▸ **Task instructions**
Write out again, exactly as they appear, the lines from the line with "Write a Python" through the line with "37, 39, 40]". Do not include any pictures.

* START Record excerpts *

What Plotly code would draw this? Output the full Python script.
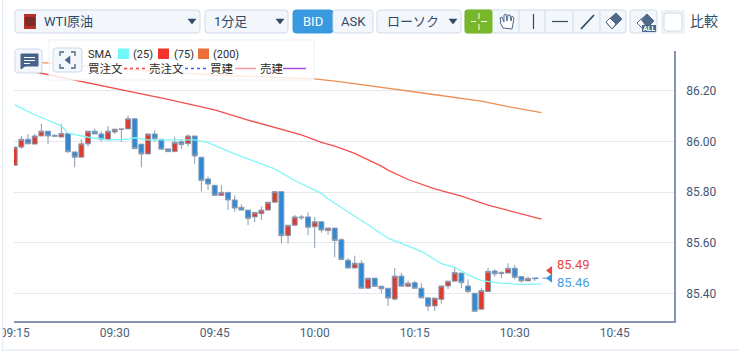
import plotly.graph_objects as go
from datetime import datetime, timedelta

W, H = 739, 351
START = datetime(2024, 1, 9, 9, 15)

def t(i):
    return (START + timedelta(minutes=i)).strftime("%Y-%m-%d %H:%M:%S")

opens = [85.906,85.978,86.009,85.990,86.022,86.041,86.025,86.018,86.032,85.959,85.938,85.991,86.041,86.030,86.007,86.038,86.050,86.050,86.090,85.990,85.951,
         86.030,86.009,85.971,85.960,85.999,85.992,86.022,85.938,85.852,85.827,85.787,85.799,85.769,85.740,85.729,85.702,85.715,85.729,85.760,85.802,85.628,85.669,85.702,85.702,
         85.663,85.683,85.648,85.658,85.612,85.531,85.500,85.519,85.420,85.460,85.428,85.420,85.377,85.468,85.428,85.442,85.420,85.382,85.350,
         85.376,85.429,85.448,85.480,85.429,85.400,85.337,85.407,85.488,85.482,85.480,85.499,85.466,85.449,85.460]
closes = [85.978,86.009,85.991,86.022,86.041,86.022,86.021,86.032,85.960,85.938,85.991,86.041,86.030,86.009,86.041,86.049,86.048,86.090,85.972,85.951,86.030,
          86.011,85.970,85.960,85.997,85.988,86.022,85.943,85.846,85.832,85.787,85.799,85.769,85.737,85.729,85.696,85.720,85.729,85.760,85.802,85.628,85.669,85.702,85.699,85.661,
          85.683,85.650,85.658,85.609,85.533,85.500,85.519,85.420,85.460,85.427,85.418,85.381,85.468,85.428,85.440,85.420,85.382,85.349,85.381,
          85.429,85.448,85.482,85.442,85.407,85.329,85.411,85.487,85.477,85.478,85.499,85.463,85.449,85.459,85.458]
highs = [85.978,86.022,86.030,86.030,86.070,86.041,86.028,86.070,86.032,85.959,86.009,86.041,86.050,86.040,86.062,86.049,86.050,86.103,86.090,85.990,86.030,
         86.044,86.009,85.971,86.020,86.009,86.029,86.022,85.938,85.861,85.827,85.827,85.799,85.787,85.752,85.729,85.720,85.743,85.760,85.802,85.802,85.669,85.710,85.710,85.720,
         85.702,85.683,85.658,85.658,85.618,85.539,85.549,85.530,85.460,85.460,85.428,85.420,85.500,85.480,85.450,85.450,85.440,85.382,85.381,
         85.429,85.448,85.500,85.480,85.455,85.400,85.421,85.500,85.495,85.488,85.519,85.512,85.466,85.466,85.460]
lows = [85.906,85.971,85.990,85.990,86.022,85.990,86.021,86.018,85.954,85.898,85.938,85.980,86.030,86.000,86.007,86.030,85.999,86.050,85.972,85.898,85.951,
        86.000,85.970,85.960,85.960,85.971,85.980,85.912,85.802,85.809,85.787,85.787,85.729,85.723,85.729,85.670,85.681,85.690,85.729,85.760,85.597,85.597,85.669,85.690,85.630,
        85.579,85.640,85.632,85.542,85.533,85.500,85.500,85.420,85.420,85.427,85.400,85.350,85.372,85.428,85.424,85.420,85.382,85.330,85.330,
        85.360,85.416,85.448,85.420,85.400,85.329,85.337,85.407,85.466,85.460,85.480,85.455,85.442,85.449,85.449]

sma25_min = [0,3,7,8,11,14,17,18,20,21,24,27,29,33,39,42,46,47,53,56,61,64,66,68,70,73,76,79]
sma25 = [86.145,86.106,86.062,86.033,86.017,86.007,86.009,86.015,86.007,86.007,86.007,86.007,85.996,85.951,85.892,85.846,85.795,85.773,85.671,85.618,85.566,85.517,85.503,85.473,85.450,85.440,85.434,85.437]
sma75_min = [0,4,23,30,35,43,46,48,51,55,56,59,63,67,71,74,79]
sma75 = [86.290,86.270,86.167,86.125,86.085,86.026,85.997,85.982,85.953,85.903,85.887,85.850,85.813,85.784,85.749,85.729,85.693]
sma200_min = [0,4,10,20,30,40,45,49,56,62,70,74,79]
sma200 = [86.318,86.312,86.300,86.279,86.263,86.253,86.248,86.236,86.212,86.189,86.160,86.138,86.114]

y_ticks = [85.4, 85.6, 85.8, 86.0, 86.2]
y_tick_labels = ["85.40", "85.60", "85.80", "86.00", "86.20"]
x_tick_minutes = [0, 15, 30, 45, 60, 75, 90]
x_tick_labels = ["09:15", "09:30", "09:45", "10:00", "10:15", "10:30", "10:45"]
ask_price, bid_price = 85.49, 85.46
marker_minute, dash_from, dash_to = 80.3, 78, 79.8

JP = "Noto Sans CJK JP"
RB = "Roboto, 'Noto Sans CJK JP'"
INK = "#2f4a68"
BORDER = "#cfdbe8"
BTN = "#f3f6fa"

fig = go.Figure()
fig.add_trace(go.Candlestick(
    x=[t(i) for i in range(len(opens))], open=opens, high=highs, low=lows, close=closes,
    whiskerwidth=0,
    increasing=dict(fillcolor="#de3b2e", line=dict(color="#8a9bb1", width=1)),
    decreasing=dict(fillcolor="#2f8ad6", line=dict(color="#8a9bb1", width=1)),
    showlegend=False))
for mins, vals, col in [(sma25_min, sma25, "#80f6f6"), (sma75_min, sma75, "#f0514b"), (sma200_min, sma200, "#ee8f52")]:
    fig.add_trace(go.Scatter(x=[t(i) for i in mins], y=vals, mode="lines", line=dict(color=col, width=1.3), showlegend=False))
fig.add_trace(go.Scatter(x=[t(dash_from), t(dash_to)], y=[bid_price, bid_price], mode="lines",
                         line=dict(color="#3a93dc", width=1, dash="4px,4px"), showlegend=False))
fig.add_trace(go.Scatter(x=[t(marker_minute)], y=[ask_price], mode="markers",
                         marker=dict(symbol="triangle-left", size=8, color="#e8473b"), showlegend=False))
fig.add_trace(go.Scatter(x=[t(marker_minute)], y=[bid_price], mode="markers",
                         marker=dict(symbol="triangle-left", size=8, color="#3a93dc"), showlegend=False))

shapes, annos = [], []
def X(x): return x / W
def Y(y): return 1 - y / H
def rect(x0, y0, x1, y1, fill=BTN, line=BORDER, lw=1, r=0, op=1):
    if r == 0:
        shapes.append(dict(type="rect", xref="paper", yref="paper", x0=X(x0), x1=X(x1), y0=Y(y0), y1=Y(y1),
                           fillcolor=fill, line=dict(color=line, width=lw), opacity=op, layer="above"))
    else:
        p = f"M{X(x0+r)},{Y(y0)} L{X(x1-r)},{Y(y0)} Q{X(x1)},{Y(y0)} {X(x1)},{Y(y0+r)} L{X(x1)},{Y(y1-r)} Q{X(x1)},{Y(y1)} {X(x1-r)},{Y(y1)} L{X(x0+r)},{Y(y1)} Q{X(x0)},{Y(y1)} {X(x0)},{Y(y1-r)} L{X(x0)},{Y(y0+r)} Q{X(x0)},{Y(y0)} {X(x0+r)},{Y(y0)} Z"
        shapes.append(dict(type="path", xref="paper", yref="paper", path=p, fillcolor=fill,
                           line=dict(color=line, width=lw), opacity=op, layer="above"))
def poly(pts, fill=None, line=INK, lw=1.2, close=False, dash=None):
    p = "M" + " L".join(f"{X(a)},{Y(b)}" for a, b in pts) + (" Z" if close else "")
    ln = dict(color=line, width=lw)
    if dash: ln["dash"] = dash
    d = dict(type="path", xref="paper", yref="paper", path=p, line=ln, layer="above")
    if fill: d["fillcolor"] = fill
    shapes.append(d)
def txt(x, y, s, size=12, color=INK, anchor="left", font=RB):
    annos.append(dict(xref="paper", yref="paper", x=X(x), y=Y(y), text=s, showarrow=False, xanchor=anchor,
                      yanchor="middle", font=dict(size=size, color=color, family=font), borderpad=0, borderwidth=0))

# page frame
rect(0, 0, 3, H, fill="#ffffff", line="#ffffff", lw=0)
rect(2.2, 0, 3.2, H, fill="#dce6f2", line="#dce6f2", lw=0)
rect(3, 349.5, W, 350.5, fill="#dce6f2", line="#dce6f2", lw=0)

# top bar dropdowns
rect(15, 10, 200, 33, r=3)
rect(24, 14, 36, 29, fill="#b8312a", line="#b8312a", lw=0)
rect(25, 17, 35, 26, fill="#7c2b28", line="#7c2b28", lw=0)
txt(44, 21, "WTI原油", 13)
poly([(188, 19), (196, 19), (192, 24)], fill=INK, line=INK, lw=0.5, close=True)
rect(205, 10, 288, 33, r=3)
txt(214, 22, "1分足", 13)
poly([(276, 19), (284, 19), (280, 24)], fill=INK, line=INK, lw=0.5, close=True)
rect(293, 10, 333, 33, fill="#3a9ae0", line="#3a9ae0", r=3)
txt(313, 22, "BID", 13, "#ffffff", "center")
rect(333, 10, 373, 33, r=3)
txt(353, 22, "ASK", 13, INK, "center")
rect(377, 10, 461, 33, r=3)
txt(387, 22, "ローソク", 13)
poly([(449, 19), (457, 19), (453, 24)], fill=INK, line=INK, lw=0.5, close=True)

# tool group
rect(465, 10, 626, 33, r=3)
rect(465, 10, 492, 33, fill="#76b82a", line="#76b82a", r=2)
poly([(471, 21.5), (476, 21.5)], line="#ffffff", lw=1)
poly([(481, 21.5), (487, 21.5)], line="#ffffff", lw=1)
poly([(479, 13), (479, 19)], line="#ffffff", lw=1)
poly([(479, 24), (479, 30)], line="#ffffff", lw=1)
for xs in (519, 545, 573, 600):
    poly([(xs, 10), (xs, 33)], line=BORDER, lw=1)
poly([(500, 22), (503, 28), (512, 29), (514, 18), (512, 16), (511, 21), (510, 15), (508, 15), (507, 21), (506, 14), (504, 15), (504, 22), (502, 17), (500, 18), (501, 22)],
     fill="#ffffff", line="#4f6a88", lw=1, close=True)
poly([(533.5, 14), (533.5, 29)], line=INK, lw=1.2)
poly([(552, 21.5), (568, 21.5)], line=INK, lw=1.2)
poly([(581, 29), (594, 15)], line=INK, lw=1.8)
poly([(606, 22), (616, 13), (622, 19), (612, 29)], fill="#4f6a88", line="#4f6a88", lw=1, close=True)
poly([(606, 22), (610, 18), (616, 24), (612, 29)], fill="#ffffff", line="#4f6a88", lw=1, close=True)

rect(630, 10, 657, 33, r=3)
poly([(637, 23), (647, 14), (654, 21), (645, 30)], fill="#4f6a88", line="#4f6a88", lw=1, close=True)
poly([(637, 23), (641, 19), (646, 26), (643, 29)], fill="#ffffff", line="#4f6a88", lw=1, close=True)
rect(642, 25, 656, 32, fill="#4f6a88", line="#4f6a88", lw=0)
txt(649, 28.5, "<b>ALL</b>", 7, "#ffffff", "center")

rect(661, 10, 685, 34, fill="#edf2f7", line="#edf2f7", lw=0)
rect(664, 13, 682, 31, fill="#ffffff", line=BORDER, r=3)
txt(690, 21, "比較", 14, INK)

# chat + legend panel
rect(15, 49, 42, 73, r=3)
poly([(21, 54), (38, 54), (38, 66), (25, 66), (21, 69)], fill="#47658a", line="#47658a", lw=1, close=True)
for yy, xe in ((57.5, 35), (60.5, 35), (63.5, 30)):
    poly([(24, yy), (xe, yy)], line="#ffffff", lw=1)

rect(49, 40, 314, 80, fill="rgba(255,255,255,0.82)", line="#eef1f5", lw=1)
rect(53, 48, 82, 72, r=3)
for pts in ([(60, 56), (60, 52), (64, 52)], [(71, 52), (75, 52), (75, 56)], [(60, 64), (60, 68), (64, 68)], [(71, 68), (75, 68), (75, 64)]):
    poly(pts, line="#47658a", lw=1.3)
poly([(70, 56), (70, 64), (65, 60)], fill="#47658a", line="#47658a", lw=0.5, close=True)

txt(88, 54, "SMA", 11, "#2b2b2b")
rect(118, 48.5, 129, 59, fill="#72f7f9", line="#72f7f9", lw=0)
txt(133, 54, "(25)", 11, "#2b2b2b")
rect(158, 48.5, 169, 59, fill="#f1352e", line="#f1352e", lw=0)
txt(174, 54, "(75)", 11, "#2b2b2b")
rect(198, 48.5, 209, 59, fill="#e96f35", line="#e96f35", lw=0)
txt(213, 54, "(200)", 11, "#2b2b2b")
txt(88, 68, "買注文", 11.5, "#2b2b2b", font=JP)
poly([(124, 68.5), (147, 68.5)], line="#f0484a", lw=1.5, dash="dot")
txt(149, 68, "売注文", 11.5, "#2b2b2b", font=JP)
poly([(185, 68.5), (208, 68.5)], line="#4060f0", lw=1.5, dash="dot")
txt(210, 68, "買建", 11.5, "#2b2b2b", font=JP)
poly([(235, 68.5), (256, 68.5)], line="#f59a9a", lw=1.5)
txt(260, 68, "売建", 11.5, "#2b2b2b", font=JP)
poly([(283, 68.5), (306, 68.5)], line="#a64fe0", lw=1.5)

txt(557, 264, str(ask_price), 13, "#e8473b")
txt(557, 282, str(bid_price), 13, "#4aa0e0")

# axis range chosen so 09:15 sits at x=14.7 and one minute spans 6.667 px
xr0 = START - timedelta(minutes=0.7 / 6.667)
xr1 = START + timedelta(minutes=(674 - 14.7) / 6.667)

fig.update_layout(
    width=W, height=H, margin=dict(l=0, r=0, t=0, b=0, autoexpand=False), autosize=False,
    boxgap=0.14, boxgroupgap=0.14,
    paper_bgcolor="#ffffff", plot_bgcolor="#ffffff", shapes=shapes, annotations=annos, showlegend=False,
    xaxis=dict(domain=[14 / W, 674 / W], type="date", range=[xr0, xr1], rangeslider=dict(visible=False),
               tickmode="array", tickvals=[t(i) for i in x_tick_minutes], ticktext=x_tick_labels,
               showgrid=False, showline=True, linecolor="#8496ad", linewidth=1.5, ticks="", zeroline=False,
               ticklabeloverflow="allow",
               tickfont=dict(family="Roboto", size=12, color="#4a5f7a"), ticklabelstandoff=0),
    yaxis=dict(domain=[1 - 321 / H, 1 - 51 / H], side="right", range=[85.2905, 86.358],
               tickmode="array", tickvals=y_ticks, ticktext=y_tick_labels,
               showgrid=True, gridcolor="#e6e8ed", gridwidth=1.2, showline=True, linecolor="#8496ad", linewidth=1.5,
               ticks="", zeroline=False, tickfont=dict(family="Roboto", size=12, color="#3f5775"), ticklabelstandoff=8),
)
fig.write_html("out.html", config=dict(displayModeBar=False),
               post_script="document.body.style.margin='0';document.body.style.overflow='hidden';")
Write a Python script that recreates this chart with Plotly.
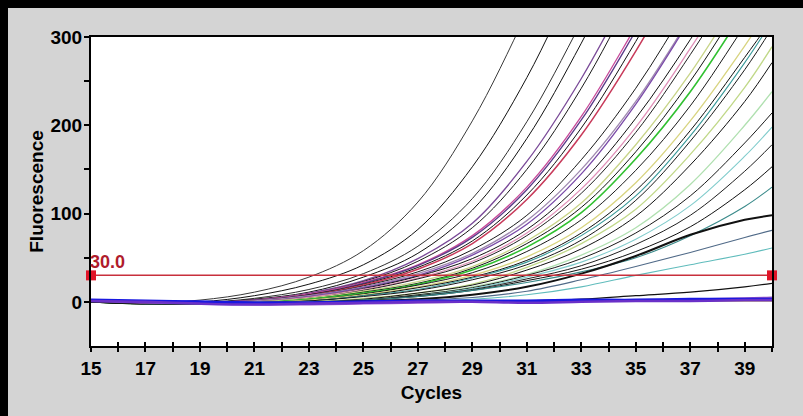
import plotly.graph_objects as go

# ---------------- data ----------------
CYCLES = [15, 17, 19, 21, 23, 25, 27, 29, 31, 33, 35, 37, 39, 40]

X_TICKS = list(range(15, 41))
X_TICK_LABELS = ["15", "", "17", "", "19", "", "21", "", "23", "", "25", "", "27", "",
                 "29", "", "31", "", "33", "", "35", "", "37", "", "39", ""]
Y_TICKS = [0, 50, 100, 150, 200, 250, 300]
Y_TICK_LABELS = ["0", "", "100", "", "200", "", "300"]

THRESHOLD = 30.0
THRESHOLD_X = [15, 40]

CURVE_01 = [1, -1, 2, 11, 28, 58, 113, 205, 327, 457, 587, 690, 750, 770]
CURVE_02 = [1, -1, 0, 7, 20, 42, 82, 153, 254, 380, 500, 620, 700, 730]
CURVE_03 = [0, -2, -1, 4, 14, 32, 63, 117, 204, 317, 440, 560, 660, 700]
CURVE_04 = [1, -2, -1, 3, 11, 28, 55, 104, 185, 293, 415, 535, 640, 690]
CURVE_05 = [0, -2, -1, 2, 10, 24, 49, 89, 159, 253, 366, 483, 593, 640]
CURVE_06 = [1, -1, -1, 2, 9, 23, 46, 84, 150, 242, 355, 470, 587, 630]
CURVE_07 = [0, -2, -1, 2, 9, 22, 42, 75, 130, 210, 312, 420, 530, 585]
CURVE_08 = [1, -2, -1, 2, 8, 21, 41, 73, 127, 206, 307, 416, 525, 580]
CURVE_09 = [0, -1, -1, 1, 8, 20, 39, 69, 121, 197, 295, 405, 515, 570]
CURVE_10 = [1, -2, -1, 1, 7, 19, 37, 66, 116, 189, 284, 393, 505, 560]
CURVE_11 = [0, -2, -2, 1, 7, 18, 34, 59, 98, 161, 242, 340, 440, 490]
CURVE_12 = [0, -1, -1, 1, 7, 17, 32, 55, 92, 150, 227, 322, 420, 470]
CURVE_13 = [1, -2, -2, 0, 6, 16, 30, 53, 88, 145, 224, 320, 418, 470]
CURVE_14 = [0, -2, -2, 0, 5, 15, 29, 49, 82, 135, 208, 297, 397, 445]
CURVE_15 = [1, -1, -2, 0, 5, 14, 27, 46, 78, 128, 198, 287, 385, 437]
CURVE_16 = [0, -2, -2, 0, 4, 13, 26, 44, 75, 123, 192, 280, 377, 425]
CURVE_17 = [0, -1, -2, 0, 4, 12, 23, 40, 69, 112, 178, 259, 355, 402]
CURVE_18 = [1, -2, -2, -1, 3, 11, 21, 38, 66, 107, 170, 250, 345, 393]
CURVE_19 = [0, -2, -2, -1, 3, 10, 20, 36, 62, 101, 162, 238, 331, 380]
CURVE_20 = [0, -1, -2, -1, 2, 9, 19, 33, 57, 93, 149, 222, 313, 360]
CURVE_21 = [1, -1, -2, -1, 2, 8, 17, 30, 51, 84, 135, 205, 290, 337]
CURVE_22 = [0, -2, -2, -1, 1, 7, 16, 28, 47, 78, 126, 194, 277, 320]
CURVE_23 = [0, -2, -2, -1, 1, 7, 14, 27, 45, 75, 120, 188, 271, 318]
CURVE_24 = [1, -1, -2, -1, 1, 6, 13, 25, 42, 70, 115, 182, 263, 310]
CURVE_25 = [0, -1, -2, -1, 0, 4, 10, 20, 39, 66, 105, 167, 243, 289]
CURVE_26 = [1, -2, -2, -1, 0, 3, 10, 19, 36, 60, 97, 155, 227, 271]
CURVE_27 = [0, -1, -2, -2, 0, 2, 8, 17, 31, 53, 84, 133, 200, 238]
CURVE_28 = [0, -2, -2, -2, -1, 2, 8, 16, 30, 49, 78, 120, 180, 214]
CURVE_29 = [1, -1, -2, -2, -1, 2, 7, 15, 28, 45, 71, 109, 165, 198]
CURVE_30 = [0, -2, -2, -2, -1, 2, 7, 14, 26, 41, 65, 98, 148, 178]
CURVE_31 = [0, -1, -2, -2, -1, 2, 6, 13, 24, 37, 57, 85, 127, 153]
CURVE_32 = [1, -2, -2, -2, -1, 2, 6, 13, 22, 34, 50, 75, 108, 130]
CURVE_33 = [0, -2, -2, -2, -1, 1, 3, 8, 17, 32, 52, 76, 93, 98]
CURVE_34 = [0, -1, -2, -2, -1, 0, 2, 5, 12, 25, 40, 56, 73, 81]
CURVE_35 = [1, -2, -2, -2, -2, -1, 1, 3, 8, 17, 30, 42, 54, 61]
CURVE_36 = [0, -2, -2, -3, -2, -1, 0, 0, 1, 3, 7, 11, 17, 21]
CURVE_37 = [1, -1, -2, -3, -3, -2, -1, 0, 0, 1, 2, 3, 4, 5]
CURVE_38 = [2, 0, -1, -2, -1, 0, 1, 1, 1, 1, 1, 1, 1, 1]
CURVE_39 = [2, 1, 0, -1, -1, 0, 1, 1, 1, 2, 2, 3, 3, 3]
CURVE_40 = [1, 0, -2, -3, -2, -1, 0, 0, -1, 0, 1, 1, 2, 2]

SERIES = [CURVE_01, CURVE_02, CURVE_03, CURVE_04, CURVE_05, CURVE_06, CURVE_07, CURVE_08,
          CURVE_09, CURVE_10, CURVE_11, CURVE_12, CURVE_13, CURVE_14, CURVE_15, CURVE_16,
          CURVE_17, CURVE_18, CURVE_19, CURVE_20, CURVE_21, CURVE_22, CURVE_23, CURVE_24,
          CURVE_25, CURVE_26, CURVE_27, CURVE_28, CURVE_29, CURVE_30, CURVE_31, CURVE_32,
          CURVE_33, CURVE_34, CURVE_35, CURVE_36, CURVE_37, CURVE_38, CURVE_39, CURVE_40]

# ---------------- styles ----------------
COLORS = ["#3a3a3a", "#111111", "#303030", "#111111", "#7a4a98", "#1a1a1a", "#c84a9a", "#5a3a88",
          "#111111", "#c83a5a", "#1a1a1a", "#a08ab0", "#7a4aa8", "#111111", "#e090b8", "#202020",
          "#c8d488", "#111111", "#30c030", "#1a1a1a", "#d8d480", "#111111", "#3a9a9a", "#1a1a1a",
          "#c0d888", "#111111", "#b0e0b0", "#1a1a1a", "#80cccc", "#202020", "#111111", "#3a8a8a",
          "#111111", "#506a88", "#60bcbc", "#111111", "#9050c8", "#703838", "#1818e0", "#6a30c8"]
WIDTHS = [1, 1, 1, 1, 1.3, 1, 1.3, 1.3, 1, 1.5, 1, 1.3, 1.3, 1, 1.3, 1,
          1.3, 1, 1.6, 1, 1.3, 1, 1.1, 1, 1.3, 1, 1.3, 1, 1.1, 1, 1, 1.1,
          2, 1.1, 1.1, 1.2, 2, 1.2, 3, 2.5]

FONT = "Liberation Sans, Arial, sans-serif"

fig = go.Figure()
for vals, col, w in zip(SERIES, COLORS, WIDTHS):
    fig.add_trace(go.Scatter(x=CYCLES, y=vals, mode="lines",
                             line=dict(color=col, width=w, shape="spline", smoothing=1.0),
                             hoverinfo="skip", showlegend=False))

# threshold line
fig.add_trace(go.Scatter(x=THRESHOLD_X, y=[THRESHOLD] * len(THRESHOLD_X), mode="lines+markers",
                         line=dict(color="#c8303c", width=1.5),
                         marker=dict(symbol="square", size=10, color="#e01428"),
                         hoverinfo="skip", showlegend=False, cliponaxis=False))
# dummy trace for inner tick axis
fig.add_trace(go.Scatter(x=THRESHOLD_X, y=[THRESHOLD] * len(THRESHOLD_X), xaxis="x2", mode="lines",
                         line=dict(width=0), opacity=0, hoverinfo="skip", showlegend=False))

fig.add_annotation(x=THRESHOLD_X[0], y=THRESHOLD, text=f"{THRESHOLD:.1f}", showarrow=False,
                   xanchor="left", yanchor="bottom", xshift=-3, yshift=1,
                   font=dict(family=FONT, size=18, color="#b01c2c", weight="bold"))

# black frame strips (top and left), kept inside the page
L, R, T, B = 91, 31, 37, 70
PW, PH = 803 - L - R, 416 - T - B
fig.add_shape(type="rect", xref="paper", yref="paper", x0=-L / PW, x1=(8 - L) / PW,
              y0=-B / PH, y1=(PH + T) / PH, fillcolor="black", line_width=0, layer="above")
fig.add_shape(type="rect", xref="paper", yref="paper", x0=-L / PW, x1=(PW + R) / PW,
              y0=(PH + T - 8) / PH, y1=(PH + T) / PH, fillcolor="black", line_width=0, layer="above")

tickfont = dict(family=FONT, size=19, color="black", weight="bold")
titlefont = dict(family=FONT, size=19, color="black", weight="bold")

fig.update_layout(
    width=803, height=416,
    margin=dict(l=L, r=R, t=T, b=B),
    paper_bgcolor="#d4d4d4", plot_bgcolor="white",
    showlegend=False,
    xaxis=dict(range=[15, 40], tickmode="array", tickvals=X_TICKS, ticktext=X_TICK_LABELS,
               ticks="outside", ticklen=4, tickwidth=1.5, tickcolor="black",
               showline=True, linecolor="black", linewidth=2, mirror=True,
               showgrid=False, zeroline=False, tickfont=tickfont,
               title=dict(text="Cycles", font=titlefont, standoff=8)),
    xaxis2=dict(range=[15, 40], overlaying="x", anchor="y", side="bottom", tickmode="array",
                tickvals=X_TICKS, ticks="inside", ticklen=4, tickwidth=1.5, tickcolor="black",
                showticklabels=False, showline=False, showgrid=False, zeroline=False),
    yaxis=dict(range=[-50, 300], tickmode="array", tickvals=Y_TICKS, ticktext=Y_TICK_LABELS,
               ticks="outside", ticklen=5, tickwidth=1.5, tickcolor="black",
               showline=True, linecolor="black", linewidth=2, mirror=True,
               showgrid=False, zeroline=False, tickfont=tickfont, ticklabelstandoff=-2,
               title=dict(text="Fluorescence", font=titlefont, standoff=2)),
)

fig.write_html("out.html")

* END Record excerpts *

▸ **Solution**
Write a Python script that recreates this chart with Plotly.
import plotly.graph_objects as go

# ---------------- data ----------------
CYCLES = [15, 17, 19, 21, 23, 25, 27, 29, 31, 33, 35, 37, 39, 40]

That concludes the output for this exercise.